Evolution is only attempted when gap_score > 0.50, preventing noise from isolated failures.

Generated Skill Structure

All generated skills follow the SkillBase interface exactly:

from src.skills.base import SkillBase
from src.skills.types import SkillDefinition, SkillResult

class GeneratedSkill(SkillBase):
name = "my_capability"

def definition(self) -> SkillDefinition:
return SkillDefinition(
name=self.name,
description="Auto-generated: what it does",
params=[],
category="generated",
capability_level="safe", # Always SAFE — least privilege
timeout_seconds=10.0,
)

async def execute(self, **kwargs) -> SkillResult:
try:
result = "computed output"
return SkillResult(skill_name=self.name, success=True, output=result)
except Exception as e:
return SkillResult(skill_name=self.name, success=False, output="", error=str(e))

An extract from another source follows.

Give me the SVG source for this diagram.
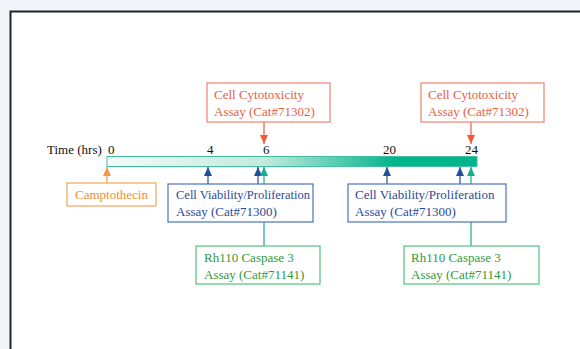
<svg xmlns="http://www.w3.org/2000/svg" width="580" height="349" viewBox="0 0 580 349">
<defs>
<linearGradient id="tl" x1="107" y1="0" x2="477" y2="0" gradientUnits="userSpaceOnUse">
<stop offset="0" stop-color="#f4fbf9"/>
<stop offset="0.43" stop-color="#c2e9dc"/>
<stop offset="0.78" stop-color="#00b48c"/>
<stop offset="1" stop-color="#00b48c"/>
</linearGradient>
<marker id="aO" viewBox="0 0 9 8" refX="9" refY="4" markerWidth="9" markerHeight="8" markerUnits="userSpaceOnUse" orient="auto"><path d="M0,0 L9,4 L0,8 Z" fill="#ec5b3b"/></marker>
<marker id="aY" viewBox="0 0 9 8" refX="9" refY="4" markerWidth="9" markerHeight="8" markerUnits="userSpaceOnUse" orient="auto"><path d="M0,0 L9,4 L0,8 Z" fill="#f29a48"/></marker>
<marker id="aB" viewBox="0 0 9 8" refX="9" refY="4" markerWidth="9" markerHeight="8" markerUnits="userSpaceOnUse" orient="auto"><path d="M0,0 L9,4 L0,8 Z" fill="#1f4f9e"/></marker>
<marker id="aG" viewBox="0 0 9 8" refX="9" refY="4" markerWidth="9" markerHeight="8" markerUnits="userSpaceOnUse" orient="auto"><path d="M0,0 L9,4 L0,8 Z" fill="#17ad8c"/></marker>
</defs>
<style>
text{font-family:"Liberation Serif","Times New Roman",serif;font-size:13px}
.t{fill:#111}
.bo{fill:#fff;stroke:#f0806c;stroke-width:1.2}
.to{fill:#e8603f}
.by{fill:#fff;stroke:#f5a45a;stroke-width:1.2}
.ty{fill:#f08d32}
.bb{fill:#fff;stroke:#4a72c2;stroke-width:1.2}
.tb{fill:#2a4a9a}
.bg{fill:#fff;stroke:#52c27a;stroke-width:1.2}
.tg{fill:#2f9a3a}
.lo{stroke:#ec5b3b;stroke-width:1.2;fill:none}
.ly{stroke:#f29a48;stroke-width:1.2;fill:none}
.lb{stroke:#1f4f9e;stroke-width:1.2;fill:none}
.lg{stroke:#17ad8c;stroke-width:1.2;fill:none}
</style>
<rect x="0" y="0" width="580" height="349" fill="#f3f4f9"/>
<rect x="10.5" y="11.5" width="580" height="350" fill="#fff" stroke="#222" stroke-width="2"/>
<g id="timeline">
<rect x="107" y="156.5" width="370" height="10" fill="url(#tl)" stroke="#3fbf9f" stroke-width="1"/>
<text class="t" x="47" y="154">Time (hrs)</text>
<text class="t" x="108" y="154">0</text>
<text class="t" x="207" y="154">4</text>
<text class="t" x="263" y="154">6</text>
<text class="t" x="383" y="154">20</text>
<text class="t" x="465" y="154">24</text>
</g>
<g id="connectors">
<line class="lo" x1="264" y1="122" x2="264" y2="144" marker-end="url(#aO)"/>
<line class="lo" x1="471" y1="122" x2="471" y2="144" marker-end="url(#aO)"/>
<line class="ly" x1="107" y1="183" x2="107" y2="167" marker-end="url(#aY)"/>
<line class="lb" x1="208" y1="184" x2="208" y2="167" marker-end="url(#aB)"/>
<line class="lb" x1="258" y1="184" x2="258" y2="167" marker-end="url(#aB)"/>
<line class="lb" x1="387" y1="184" x2="387" y2="167" marker-end="url(#aB)"/>
<line class="lb" x1="460" y1="184" x2="460" y2="167" marker-end="url(#aB)"/>
<line class="lg" x1="264" y1="246" x2="264" y2="167" marker-end="url(#aG)"/>
<line class="lg" x1="471" y1="246" x2="471" y2="167" marker-end="url(#aG)"/>
</g>
<g id="cyto1">
<rect class="bo" x="207" y="83" width="123" height="39"/>
<text class="to" x="214" y="99">Cell Cytotoxicity</text>
<text class="to" x="214" y="116">Assay (Cat#71302)</text>
</g>
<g id="cyto2">
<rect class="bo" x="421" y="83" width="123" height="39"/>
<text class="to" x="428" y="99">Cell Cytotoxicity</text>
<text class="to" x="428" y="116">Assay (Cat#71302)</text>
</g>
<g id="campto">
<rect class="by" x="67" y="183" width="89" height="23"/>
<text class="ty" x="75" y="199">Camptothecin</text>
</g>
<g id="via1">
<rect class="bb" x="168" y="184" width="145" height="38"/>
<text class="tb" x="176" y="199" textLength="134" lengthAdjust="spacingAndGlyphs">Cell Viability/Proliferation</text>
<text class="tb" x="176" y="216">Assay (Cat#71300)</text>
</g>
<g id="via2">
<rect class="bb" x="348" y="184" width="158" height="38"/>
<text class="tb" x="355" y="199">Cell Viability/Proliferation</text>
<text class="tb" x="355" y="216">Assay (Cat#71300)</text>
</g>
<g id="rh1">
<rect class="bg" x="196" y="246" width="124" height="38"/>
<text class="tg" x="204" y="262">Rh110 Caspase 3</text>
<text class="tg" x="204" y="279">Assay (Cat#71141)</text>
</g>
<g id="rh2">
<rect class="bg" x="404" y="246" width="135" height="38"/>
<text class="tg" x="411" y="262">Rh110 Caspase 3</text>
<text class="tg" x="411" y="279">Assay (Cat#71141)</text>
</g>
</svg>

Generated skills are written to /data/skills/generated/{capability_name}/skill.py and loaded dynamically via importlib.util.spec_from_file_location.

Sandbox Validation

Before any skill is registered, it passes four validation gates:

CheckDescription
AST parseast.parse(code) — syntax must be valid Python
Security blocklistNo os.system, subprocess, eval, exec, open, socket, requests, etc.
Structural checkMust contain class GeneratedSkill, def definition, async def execute, SkillResult, SkillDefinition
Name checkSkill name must appear as a string literal in the code

If any check fails, the code is discarded and the evolution event is logged as rejected.

Safety Constraints

ConstraintValue
Max evolutions per day5
Max evolutions per hour2
Generated capability levelAlways SAFE
Overwrites existing skillsNever
Blocks on Redis failureNever (fail-open)
Crashes main loopNever (all errors are caught)

Rate Limiting

Redis keys with TTL-based expiry:

cee:daily:{unix_day}    → daily evolution count  (TTL 86400s)
cee:hourly:{unix_hour} → hourly evolution count (TTL 3600s)

Both counters degrade to "allow" if Redis is unavailable.

Memory Integration

After a successful evolution, the capability is stored in MemoryType.META:

{
"capability_name": "my_capability",
"gap_score": 0.72,
"task_context": "original objective that triggered evolution...",
"timestamp": "2026-03-11T20:00:00+00:00",
"source": "capability_evolution_engine",
}

Tags: ["generated_skill", "capability_evolution", "{capability_name}"]

This allows the agent to know about its own evolved capabilities in future context.

Audit Log

Every evolution event (successful or not) is appended to:

/data/logs/capability_evolution.log

Each line is a JSON object:

{
"ts": "2026-03-11T20:00:00+00:00",
"capability_name": "parse_json_schema",
"trigger_reason": "gap_score=0.72,goal=abc12345",
"phase": "complete",
"result": "success"
}

Possible result values: success, skipped, rejected, failed.

Integration Points

ComponentHow
GoalOrchestratorcapability_evolution_engine attribute (late-wired); fire-and-forget task on GoalState.FAILED
ReflectionEngineengine.reflection_engine attribute; reads reflections for gap signals
SkillRegistryskill_registry.register(instance) after successful validation
MemoryManagerstore_memory(MemoryType.META) after successful registration
SchedulerCapabilityEvolutionJob runs every 3600s

Source

src/capability_evolution_engine.pyCapabilityEvolutionEngine class src/scheduler/capability_evolution.pyCapabilityEvolutionJob

Inspecting Generated Skills

# List all generated skills
ls /data/skills/generated/

# View a specific generated skill
cat /data/skills/generated/<capability_name>/skill.py

# View evolution log
tail -f /data/logs/capability_evolution.log

# Check rate-limit counters
docker exec agent-redis redis-cli KEYS "cee:*"

Disabling

The engine is initialized conditionally — it requires skill_registry to be available. To disable it without modifying code, simply set skills_enabled=false in config (which also disables all skills globally).

To disable just the periodic job while keeping the fire-and-forget hook, remove the capability_evolution scheduler registration in main.py.